Second order Recurrences, quadratic number fields and cyclic codes
This work addresses theoretical problems in number theory and coding theory, focusing on prime properties and code constructions, but appears incremental as it builds on existing generalizations.
The paper investigates Wall-Sun-Sun primes generalized to second-order recurrences linked to quadratic number fields, analyzing weight distributions of cyclic codes over finite fields and rings, with some codes achieving MDS or NMDS properties.

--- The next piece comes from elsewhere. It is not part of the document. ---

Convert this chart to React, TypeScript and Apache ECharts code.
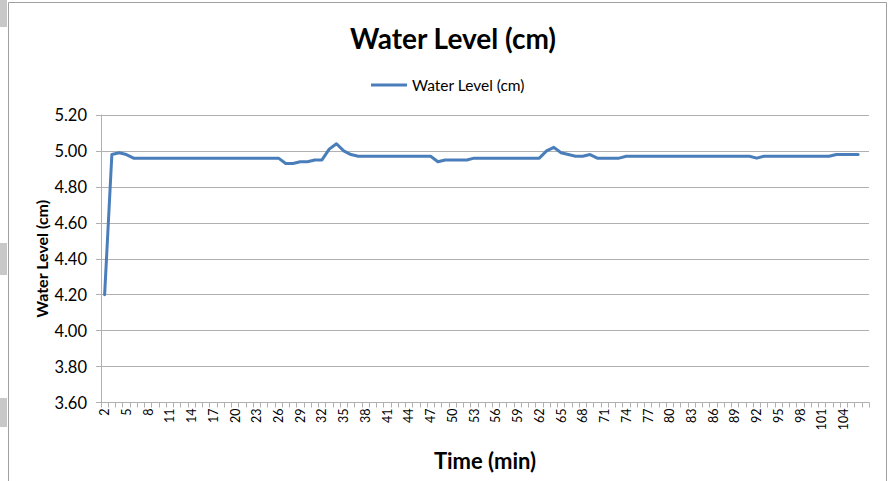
import React, { useEffect, useRef } from "react";
import * as echarts from "echarts";

const categories: string[] = [
  "2", "3", "4", "5", "6", "7", "8", "9", "10", "11",
  "12", "13", "14", "15", "16", "17", "18", "19", "20", "21",
  "22", "23", "24", "25", "26", "27", "28", "29", "30", "31",
  "32", "33", "34", "35", "36", "37", "38", "39", "40", "41",
  "42", "43", "44", "45", "46", "47", "48", "49", "50", "51",
  "52", "53", "54", "55", "56", "57", "58", "59", "60", "61",
  "62", "63", "64", "65", "66", "67", "68", "69", "70", "71",
  "72", "73", "74", "75", "76", "77", "78", "79", "80", "81",
  "82", "83", "84", "85", "86", "87", "88", "89", "90", "91",
  "92", "93", "94", "95", "96", "97", "98", "99", "100", "101",
  "102", "103", "104", "105", "106", "107",
];

const waterLevel: (number | null)[] = [
  4.2, 4.98, 4.99, 4.98, 4.96, 4.96, 4.96, 4.96, 4.96, 4.96,
  4.96, 4.96, 4.96, 4.96, 4.96, 4.96, 4.96, 4.96, 4.96, 4.96,
  4.96, 4.96, 4.96, 4.96, 4.96, 4.93, 4.93, 4.94, 4.94, 4.95,
  4.95, 5.01, 5.04, 5.0, 4.98, 4.97, 4.97, 4.97, 4.97, 4.97,
  4.97, 4.97, 4.97, 4.97, 4.97, 4.97, 4.94, 4.95, 4.95, 4.95,
  4.95, 4.96, 4.96, 4.96, 4.96, 4.96, 4.96, 4.96, 4.96, 4.96,
  4.96, 5.0, 5.02, 4.99, 4.98, 4.97, 4.97, 4.98, 4.96, 4.96,
  4.96, 4.96, 4.97, 4.97, 4.97, 4.97, 4.97, 4.97, 4.97, 4.97,
  4.97, 4.97, 4.97, 4.97, 4.97, 4.97, 4.97, 4.97, 4.97, 4.97,
  4.96, 4.97, 4.97, 4.97, 4.97, 4.97, 4.97, 4.97, 4.97, 4.97,
  4.97, 4.98, 4.98, 4.98, 4.98, null,
];

// labels shown: every third category, up to "104"
const LAST_LABEL = "104";

const FONT = "Lato, 'Liberation Sans', sans-serif";
const GRID_GRAY = "#b0b0b0";

export default function App() {
  const ref = useRef<HTMLDivElement>(null);

  useEffect(() => {
    if (!ref.current) return;
    const chart = echarts.init(ref.current, undefined, { renderer: "svg" });
    const lastLabelIdx = categories.indexOf(LAST_LABEL);
    chart.setOption({
      animation: false,
      backgroundColor: "#ffffff",
      title: {
        text: "Water Level (cm)",
        left: 448,
        top: 19,
        textAlign: "center",
        textStyle: { fontFamily: FONT, fontSize: 28, fontWeight: "bold", color: "#000" },
      },
      legend: {
        left: 366,
        top: 72,
        icon: "rect",
        itemWidth: 36,
        itemHeight: 3,
        textStyle: { fontFamily: FONT, fontSize: 15.5, color: "#000" },
        data: ["Water Level (cm)"],
      },
      graphic: [
        { type: "rect", shape: { x: 8.5, y: 2.5, width: 878, height: 490 }, style: { fill: "none", stroke: "#a0a0a0", lineWidth: 1 }, silent: true },
        { type: "rect", shape: { x: 0, y: 0, width: 7, height: 27 }, style: { fill: "#c8c8c8" }, silent: true },
        { type: "rect", shape: { x: 0, y: 243, width: 7, height: 32 }, style: { fill: "#c8c8c8" }, silent: true },
        { type: "rect", shape: { x: 0, y: 398, width: 7, height: 29 }, style: { fill: "#c8c8c8" }, silent: true },
      ],
      grid: { left: 101, right: 19, top: 115, bottom: 78.5, containLabel: false },
      xAxis: {
        type: "category",
        data: categories,
        boundaryGap: true,
        name: "Time (min)",
        nameLocation: "middle",
        nameGap: 47,
        nameMoveOverlap: false,
        nameTextStyle: { fontFamily: FONT, fontSize: 22, fontWeight: "bold", color: "#000" },
        axisLine: { lineStyle: { color: GRID_GRAY, width: 1 } },
        axisTick: { show: true, interval: 0, length: 5, lineStyle: { color: GRID_GRAY } },
        axisLabel: {
          interval: (idx: number) => idx % 3 === 0 && idx <= lastLabelIdx,
          rotate: 90,
          margin: 6,
          fontFamily: FONT,
          fontSize: 12.5,
          color: "#000",
        },
        splitLine: { show: false },
      },
      yAxis: {
        type: "value",
        min: 3.6,
        max: 5.2,
        interval: 0.2,
        name: "Water Level (cm)",
        nameLocation: "middle",
        nameGap: 52,
        nameMoveOverlap: false,
        nameTextStyle: { fontFamily: FONT, fontSize: 16, fontWeight: "bold", color: "#000" },
        axisLine: { show: true, lineStyle: { color: GRID_GRAY, width: 1 } },
        axisTick: { show: true, length: 5, lineStyle: { color: GRID_GRAY } },
        axisLabel: {
          margin: 14,
          fontFamily: FONT,
          fontSize: 16.5,
          color: "#000",
          formatter: (v: number) => v.toFixed(2),
        },
        splitLine: { show: true, lineStyle: { color: GRID_GRAY, width: 1 } },
      },
      series: [
        {
          name: "Water Level (cm)",
          type: "line",
          data: waterLevel,
          showSymbol: false,
          symbol: "none",
          itemStyle: { color: "#4a7ebb" },
          lineStyle: { color: "#4a7ebb", width: 3, join: "round", cap: "round" },
        },
      ],
    });
    return () => chart.dispose();
  }, []);

  return (
    <div
      ref={ref}
      style={{ position: "absolute", left: 0, top: 0, width: 888, height: 481 }}
    />
  );
}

Wall-Sun-Sun primes (shortly WSS primes) are defined as those primes $p$ such that the period of the Fibonacci recurrence is the same modulo $p$ and modulo $p^2.$ This concept has been generalized recently to certain second order recurrences whose characteristic polynomials admit as a zero the principal unit of $\mathbb{Q}(\sqrt{d}),$ for some integer $d>0.$ Primes of the latter type we call $WSS(d).$ They correspond to the case when $\mathbb{Q}(\sqrt{d})$ is not $p$-rational. For such a prime $p$ we study the weight distributions of the cyclic codes over $\mathbb{F}_p$ and $\mathbb{Z}_{p^2}$ whose check polynomial is the reciprocal of the said characteristic polynomial. Some of these codes are MDS (reducible case) or NMDS (irreducible case).